At this late point in the sequence, it
would take far too long to explain what everything is about. Kadrey can only
make passing references to what has already happened, so those already familiar
with the lives and deaths and depredations of Sandman Slim can remember at
least some of the background needed for the latest entry. Certainly Ballistic Kiss is not the place to
encounter Kadrey’s outré but oddly explicable Los Angeles for the first time.
One typical passing reference, relating to a giant and literally Hell-spawned
motorcycle, reads, “I picked it up when I was playing Lucifer and running Hell.
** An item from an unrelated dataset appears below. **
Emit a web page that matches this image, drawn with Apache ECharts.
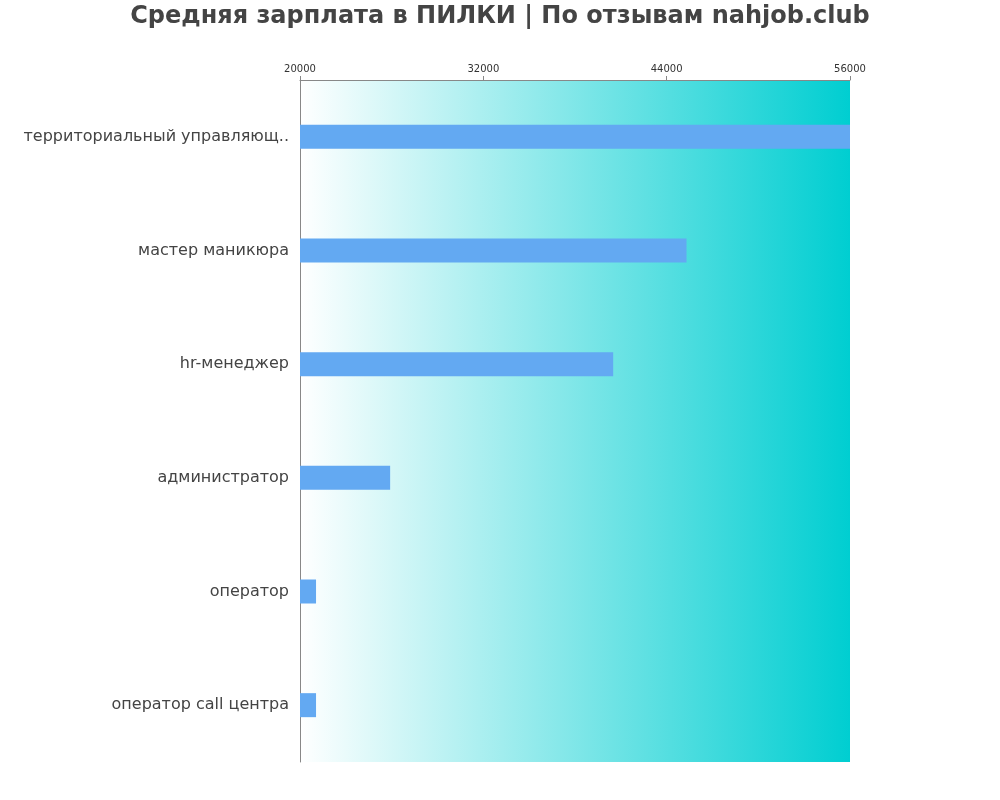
<!DOCTYPE html>
<html><head><meta charset="utf-8">
<script src="https://cdn.jsdelivr.net/npm/echarts@6/dist/echarts.min.js"></script>
<style>html,body{margin:0;padding:0;background:#fff}#c{width:1000px;height:800px}</style>
</head><body><div id="c"></div>
<script>
const titleText = 'Средняя зарплата в ПИЛКИ | По отзывам nahjob.club';
const categories = ['территориальный управляющ..', 'мастер маникюра', 'hr-менеджер', 'администратор', 'оператор', 'оператор call центра'];
const salaries = [56000, 45300, 40500, 25900, 21050, 21050];
const axisMin = 20000, axisMax = 56000, axisStep = 12000;

const chart = echarts.init(document.getElementById('c'));
chart.setOption({
  animation: false,
  title: { text: titleText, left: 'center', top: 0,
    textStyle: { fontFamily: 'DejaVu Sans', fontSize: 24, fontWeight: 'bold', color: '#444' } },
  grid: { left: 300, right: 150, top: 80, bottom: 38, show: true, borderWidth: 0,
    backgroundColor: { type: 'linear', x: 0, y: 0, x2: 1, y2: 0,
      colorStops: [{ offset: 0, color: '#ffffff' }, { offset: 1, color: '#00CED1' }] } },
  xAxis: { type: 'value', position: 'top', min: axisMin, max: axisMax, interval: axisStep,
    axisLine: { show: true, lineStyle: { color: '#888' } },
    axisTick: { show: true, length: 4, lineStyle: { color: '#888' } },
    splitLine: { show: false },
    axisLabel: { fontFamily: 'DejaVu Sans', fontSize: 10, color: '#333', margin: 6,
      formatter: v => String(v) } },
  yAxis: { type: 'category', inverse: true, data: categories,
    axisLine: { show: true, lineStyle: { color: '#888' } },
    axisTick: { show: false },
    axisLabel: { fontFamily: 'DejaVu Sans', fontSize: 16, color: '#444', margin: 11,
      padding: [0, 0, 7, 0] } },
  series: [{ type: 'bar', data: salaries, barWidth: 24, itemStyle: { color: '#63A9F2' } }]
});
</script></body></html>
One hundred days of weirdness I never want to repeat in this life or any
other.” The background packed into those two sentences is enough to fill a
couple of books – which, in fact, it did. But Kadrey has neither time nor
inclination to delve into the past, since James Stark (aka Sandman Slim) has no
such desire himself, and he, after all, is the narrator of Ballistic Kiss and its predecessors.
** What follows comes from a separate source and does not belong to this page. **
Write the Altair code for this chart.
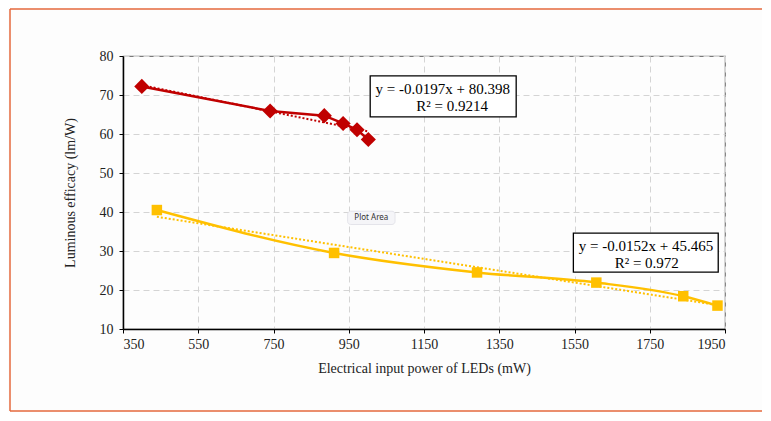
import altair as alt
import pandas as pd

# Data
red_x = [400, 741, 885, 935, 972, 1002]
red_y = [72.2, 65.9, 64.7, 62.7, 61.1, 58.6]
yel_x = [440, 911, 1291, 1608, 1839, 1930]
yel_y = [40.5, 29.5, 24.5, 21.9, 18.4, 16.0]

red_slope, red_icpt = -0.0197, 80.398
yel_slope, yel_icpt = -0.0152, 45.465

red_eq = ["y = -0.0197x + 80.398", "R² = 0.9214"]
yel_eq = ["y = -0.0152x + 45.465", "R² = 0.972"]

x_ticks = [350, 550, 750, 950, 1150, 1350, 1550, 1750, 1950]
y_ticks = [10, 20, 30, 40, 50, 60, 70, 80]

RED = "#C00000"
YEL = "#FFC000"
FONT = "Liberation Serif"

W, H = 602, 273
PL, PT = 115, 48
TOTW, TOTH = 754, 404

red_df = pd.DataFrame({"x": red_x, "y": red_y})
yel_df = pd.DataFrame({"x": yel_x, "y": yel_y})

red_tr = pd.DataFrame({"x": [min(red_x), max(red_x)]})
red_tr["y"] = red_slope * red_tr["x"] + red_icpt
yel_tr = pd.DataFrame({"x": [min(yel_x), max(yel_x)]})
yel_tr["y"] = yel_slope * yel_tr["x"] + yel_icpt

xs = alt.Scale(domain=[350, 1950], nice=False, zero=False)
ys = alt.Scale(domain=[10, 80], nice=False, zero=False)

x_axis = alt.Axis(
    values=x_ticks, title="Electrical input power of LEDs (mW)", format="d",
    grid=True, gridDash=[6, 4], gridColor="#d4d4d4", domainColor="black",
    domainWidth=1.5, tickColor="black", tickSize=4, labelFont=FONT, labelFontSize=14,
    labelColor="#222", titleFont=FONT, titleFontSize=14, titleFontWeight="normal",
    titleColor="#222", labelPadding=4, titlePadding=10, labelOverlap=False)
y_axis = alt.Axis(
    values=y_ticks, title="Luminous efficacy (lm/W)", format="d",
    grid=True, gridDash=[6, 4], gridColor="#d4d4d4", domainColor="black",
    domainWidth=1.5, tickColor="black", tickSize=4, labelFont=FONT, labelFontSize=14,
    labelColor="#222", titleFont=FONT, titleFontSize=14, titleFontWeight="normal",
    titleColor="#222", labelPadding=6, titlePadding=22, labelOverlap=False)


def XE(f="x:Q"):
    return alt.X(f, scale=xs, axis=x_axis)


def YE(f="y:Q"):
    return alt.Y(f, scale=ys, axis=y_axis)


BC = "#E5683C"
one = pd.DataFrame({"a": [0]})
border_top = alt.Chart(one).mark_rule(color=BC, strokeWidth=1.5, clip=False).encode(
    x=alt.value(-PL + 2), x2=alt.value(TOTW - PL + 20), y=alt.value(-PT + 1))
border_bot = alt.Chart(one).mark_rule(color=BC, strokeWidth=1.5, clip=False).encode(
    x=alt.value(-PL + 2), x2=alt.value(TOTW - PL + 20), y=alt.value(TOTH - PT - 1))
border_left = alt.Chart(one).mark_rule(color=BC, strokeWidth=1.5, clip=False).encode(
    x=alt.value(-PL + 2), y=alt.value(-PT + 1), y2=alt.value(TOTH - PT - 1))

red_line = alt.Chart(red_df).mark_line(color=RED, strokeWidth=2.5).encode(
    x=XE(), y=YE())
red_pts = alt.Chart(red_df).mark_point(shape="diamond", filled=True, color=RED,
                                       size=230, opacity=1).encode(x=XE(), y=YE())
red_trend = alt.Chart(red_tr).mark_line(color=RED, strokeWidth=2,
                                        strokeDash=[2, 2]).encode(x=XE(), y=YE())

yel_line = alt.Chart(yel_df).mark_line(color=YEL, strokeWidth=2.5,
                                       interpolate="monotone").encode(x=XE(), y=YE())
yel_pts = alt.Chart(yel_df).mark_point(shape="square", filled=True, color=YEL,
                                       size=110, opacity=1).encode(x=XE(), y=YE())
yel_trend = alt.Chart(yel_tr).mark_line(color=YEL, strokeWidth=2,
                                        strokeDash=[2, 2]).encode(x=XE(), y=YE())

# equation boxes (data coordinates)
boxes = pd.DataFrame({
    "x": [1007, 1547], "x2": [1395, 1932],
    "y": [74.9, 34.6], "y2": [64.4, 24.6],
})
box_marks = alt.Chart(boxes).mark_rect(fill="white", stroke="black",
                                       strokeWidth=1.3).encode(
    x=XE(), x2="x2:Q", y=YE(), y2="y2:Q")

labels = pd.DataFrame({
    "x": [1200, 1225, 1740, 1742],
    "y": [71.6, 67.3, 31.3, 26.9],
    "t": [red_eq[0], red_eq[1], yel_eq[0], yel_eq[1]],
})
label_marks = alt.Chart(labels).mark_text(font=FONT, fontSize=15, color="black",
                                          align="center", baseline="middle").encode(
    x=XE(), y=YE(), text="t:N")

# hover tooltip artifact "Plot Area"
tip = pd.DataFrame({"x": [1010], "y": [38.5], "x1": [947], "x2": [1073],
                    "y1": [40.2], "y2": [36.8], "t": ["Plot Area"]})
tip_box = alt.Chart(tip).mark_rect(fill="#f5f5f8", stroke="#e4e4ea",
                                   cornerRadius=3).encode(
    x=XE("x1:Q"), x2="x2:Q", y=YE("y1:Q"), y2="y2:Q")
tip_text = alt.Chart(tip).mark_text(font="Noto Sans", fontSize=8, color="#333",
                                    align="center", baseline="middle").encode(
    x=XE(), y=YE(), text="t:N")

chart = alt.layer(
    red_trend, border_top, border_bot, border_left, yel_trend,
    red_line, yel_line, red_pts, yel_pts, box_marks, label_marks, tip_box, tip_text
).properties(
    width=W, height=H,
    autosize=alt.AutoSizeParams(type="none"),
    padding={"left": PL, "top": PT, "right": TOTW - PL - W, "bottom": TOTH - PT - H},
    background="#fdfdfd",
).configure_view(stroke="#7a7a7a", strokeWidth=1.2).configure_axis(labelOverlap=False)

chart.save("out.html", embed_options={"renderer": "svg", "actions": False})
What Kadrey does have an appetite for,
aside from the usual mayhem and destruction and paranormal messes that Stark
needs to clean up, frequently after he creates them (“I will beat a lion to
death with a shark if it tries to take a bite out of me”), are passing
references and descriptive passages that are not germane to the narrative but
that give it a character quite unmatched in whatever genre this is. For
example, early in Ballistic Kiss,
Stark freaks out when he has to do everyday-for-most-of-us, routine things,
such as going to a supermarket. He is so shaken by the experience that he just
has to get out-and-about to somewhere and do something more in keeping with his
usual predilections. However, there are (for the moment) no hellbeasts or other
forms of ultra-viciousness around for him to handle, and this creates what
passes for introspection in Stark: “I’m too restless to go home and face the
tarragon.” That is the sort of typical throwaway line that Kadrey wields
expertly to get readers more deeply involved in the Sandman Slim ethos than
they would be if the books merely contained a mixture of diabolical and angelic
viciousness and explosive revelations plus, from time to time, explosive
explosions.
Not that those are lacking. For example:
“There are a lot of different kinds of ghosts. Some are hard to tell from
regular people until they pull their heads off or vomit maggots all over you.
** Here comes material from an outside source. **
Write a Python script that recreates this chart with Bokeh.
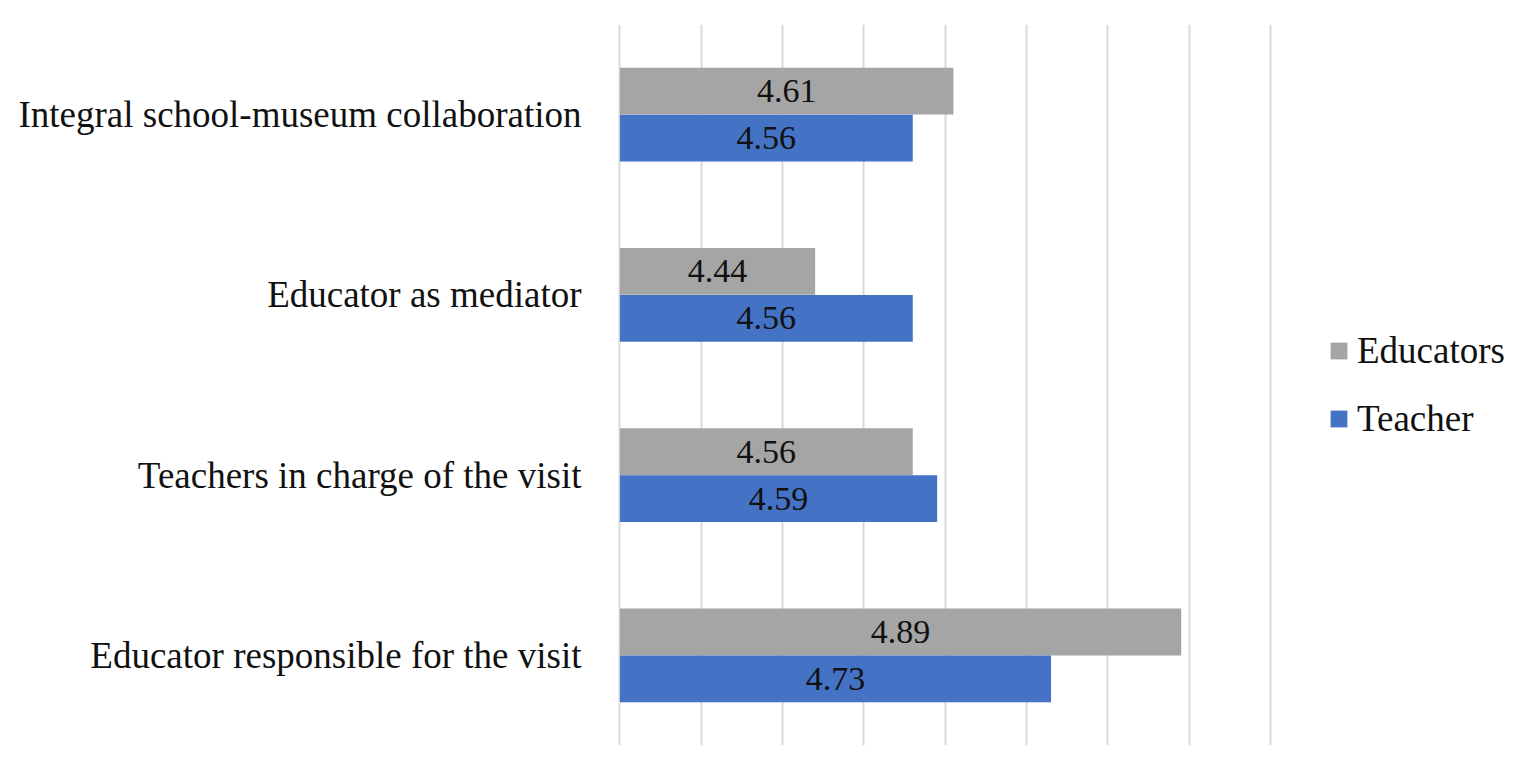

If those things happen you know you’re dealing with a ghost – or possibly a
parole officer.”
In fact, Ballistic Kiss lacks for none of the usual Sandman Slim drama:
Kadrey’s expertise at pacing is virtuosic, and his trademark mixture of
worlds-weary (yes, worlds-weary, not merely
world-weary) cynicism with rather endearing absurdist humor slanted toward films
and the Hollywood life is everywhere in evidence. So is some pretty neat
character development, much of it involving Stark’s former lover, Candy, who
moved on during the year in which Stark was most recently dead (see previous
books), and his new romance with Janet, a member of a cult that deliberately
seeks out near-death adventures (which Janet does when not working in the donut
shop where Stark once rescued her – see, yes, previous books). With the
possible destruction of Heaven or, worse, Los Angeles hanging in the balance,
with warring angels and murderous ghosts and misfiring magic, and with Stark
having no trouble accepting Janet as non-binary but having considerable
difficulty figuring out which pronouns to use, Ballistic Kiss moves the Sandman Slim sequence another big step
along a road that fans will surely wish would go on and on and on – but one
that, unfortunately, is supposed to dead-end (hopefully not forever-dead-end) a
mere single book in the not-too-distant future.